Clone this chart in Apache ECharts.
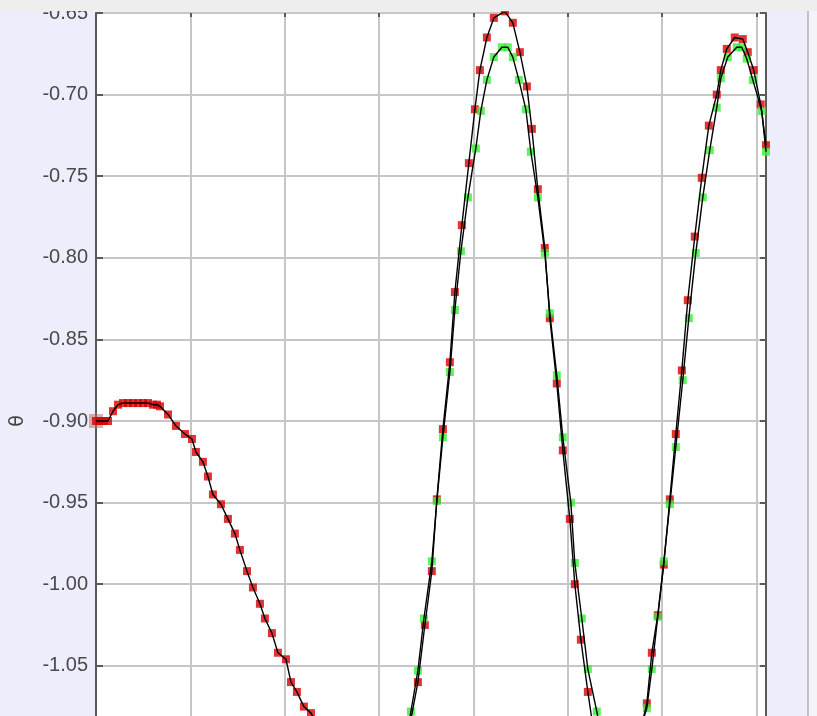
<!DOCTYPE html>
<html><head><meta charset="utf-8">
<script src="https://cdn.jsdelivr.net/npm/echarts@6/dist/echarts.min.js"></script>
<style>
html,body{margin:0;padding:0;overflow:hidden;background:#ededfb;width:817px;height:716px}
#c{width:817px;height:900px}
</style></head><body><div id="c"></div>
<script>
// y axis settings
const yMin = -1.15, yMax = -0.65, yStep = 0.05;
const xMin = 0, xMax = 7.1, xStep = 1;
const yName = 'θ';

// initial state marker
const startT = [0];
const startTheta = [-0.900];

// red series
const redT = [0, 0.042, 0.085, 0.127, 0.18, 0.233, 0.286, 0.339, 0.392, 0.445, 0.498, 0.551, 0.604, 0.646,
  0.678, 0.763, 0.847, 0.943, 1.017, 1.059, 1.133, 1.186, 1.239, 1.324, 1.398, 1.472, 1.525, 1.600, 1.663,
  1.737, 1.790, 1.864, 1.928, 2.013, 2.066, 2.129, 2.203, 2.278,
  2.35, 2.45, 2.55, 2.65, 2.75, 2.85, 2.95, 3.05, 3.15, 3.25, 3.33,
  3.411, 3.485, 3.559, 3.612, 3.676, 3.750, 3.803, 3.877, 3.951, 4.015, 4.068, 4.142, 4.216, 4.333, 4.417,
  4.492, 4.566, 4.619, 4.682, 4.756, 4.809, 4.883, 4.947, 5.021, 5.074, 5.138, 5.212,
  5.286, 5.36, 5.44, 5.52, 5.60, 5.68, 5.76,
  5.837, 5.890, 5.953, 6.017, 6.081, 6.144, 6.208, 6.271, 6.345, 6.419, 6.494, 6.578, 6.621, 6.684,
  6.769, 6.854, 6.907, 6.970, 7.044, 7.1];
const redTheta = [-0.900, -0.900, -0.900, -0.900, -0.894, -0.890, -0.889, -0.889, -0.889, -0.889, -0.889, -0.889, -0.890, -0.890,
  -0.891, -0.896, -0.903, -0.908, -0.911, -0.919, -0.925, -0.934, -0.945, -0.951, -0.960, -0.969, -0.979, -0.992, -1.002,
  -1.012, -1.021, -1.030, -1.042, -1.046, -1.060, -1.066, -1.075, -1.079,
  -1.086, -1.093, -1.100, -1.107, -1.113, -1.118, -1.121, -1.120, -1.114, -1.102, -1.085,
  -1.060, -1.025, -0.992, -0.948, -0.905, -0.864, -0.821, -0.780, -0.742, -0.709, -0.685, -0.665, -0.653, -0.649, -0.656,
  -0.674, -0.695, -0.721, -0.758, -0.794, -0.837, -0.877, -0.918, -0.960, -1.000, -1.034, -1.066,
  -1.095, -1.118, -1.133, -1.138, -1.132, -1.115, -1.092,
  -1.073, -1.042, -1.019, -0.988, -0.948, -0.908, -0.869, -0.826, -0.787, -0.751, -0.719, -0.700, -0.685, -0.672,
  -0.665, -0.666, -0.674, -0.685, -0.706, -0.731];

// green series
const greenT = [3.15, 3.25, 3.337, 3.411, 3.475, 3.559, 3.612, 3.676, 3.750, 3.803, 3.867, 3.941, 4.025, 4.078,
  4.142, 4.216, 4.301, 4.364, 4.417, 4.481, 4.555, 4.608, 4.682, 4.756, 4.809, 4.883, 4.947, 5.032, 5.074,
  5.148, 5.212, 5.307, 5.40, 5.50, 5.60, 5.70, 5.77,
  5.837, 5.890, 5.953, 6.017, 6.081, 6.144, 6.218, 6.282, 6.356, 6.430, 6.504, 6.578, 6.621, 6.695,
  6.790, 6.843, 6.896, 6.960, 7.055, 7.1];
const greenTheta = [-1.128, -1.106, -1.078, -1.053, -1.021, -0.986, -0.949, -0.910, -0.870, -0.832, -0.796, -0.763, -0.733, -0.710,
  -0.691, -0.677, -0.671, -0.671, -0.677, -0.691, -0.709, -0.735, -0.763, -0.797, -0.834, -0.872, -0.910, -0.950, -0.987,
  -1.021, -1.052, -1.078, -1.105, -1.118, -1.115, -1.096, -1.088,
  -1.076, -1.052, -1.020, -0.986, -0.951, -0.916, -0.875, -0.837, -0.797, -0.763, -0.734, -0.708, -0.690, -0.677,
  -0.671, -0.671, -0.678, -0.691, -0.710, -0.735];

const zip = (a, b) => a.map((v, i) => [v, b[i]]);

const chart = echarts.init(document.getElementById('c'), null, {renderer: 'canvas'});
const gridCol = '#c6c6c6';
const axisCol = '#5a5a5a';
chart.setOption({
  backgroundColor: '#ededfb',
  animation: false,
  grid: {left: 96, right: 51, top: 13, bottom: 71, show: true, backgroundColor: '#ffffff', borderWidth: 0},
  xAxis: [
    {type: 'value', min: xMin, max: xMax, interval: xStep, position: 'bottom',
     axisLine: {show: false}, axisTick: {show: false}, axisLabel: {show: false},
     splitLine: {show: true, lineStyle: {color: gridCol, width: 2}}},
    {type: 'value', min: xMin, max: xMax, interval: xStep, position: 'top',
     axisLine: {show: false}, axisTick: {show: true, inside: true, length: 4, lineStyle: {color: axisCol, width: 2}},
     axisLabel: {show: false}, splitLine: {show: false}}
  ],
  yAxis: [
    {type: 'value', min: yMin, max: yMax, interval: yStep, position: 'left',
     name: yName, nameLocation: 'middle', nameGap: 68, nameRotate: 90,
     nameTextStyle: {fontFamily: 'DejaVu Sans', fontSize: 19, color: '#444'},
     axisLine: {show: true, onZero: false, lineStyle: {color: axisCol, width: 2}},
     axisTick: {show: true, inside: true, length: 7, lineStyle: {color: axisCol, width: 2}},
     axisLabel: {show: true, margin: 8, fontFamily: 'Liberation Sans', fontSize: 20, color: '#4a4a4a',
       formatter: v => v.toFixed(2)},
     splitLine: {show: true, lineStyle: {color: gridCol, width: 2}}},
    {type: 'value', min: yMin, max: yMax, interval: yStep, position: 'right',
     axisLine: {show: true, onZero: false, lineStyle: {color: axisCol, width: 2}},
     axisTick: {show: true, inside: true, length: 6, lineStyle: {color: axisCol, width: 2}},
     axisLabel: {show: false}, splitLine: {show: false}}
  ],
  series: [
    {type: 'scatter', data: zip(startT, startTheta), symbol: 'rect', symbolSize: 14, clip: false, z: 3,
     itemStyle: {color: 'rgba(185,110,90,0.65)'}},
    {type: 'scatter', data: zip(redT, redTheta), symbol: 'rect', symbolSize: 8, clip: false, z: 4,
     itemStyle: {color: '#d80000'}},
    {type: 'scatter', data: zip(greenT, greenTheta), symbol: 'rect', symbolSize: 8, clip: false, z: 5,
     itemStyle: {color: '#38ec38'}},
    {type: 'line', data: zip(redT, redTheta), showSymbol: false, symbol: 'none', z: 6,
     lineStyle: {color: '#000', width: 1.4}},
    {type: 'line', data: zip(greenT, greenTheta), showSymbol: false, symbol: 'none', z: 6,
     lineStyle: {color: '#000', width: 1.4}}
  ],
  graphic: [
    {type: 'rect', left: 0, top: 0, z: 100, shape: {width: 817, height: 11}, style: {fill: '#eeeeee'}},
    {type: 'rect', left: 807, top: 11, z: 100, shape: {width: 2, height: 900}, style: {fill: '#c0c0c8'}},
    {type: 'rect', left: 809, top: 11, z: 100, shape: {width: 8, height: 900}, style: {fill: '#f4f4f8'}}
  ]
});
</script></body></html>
----------------
TASK DESCRIPTION: Please repeat exactly the data above from its first line to the line that contains "const startTheta = [-0.900];", inclusive, and leave every picture out.

PROBLEM SOLUTION:
Clone this chart in Apache ECharts.
<!DOCTYPE html>
<html><head><meta charset="utf-8">
<script src="https://cdn.jsdelivr.net/npm/echarts@6/dist/echarts.min.js"></script>
<style>
html,body{margin:0;padding:0;overflow:hidden;background:#ededfb;width:817px;height:716px}
#c{width:817px;height:900px}
</style></head><body><div id="c"></div>
<script>
// y axis settings
const yMin = -1.15, yMax = -0.65, yStep = 0.05;
const xMin = 0, xMax = 7.1, xStep = 1;
const yName = 'θ';

// initial state marker
const startT = [0];
const startTheta = [-0.900];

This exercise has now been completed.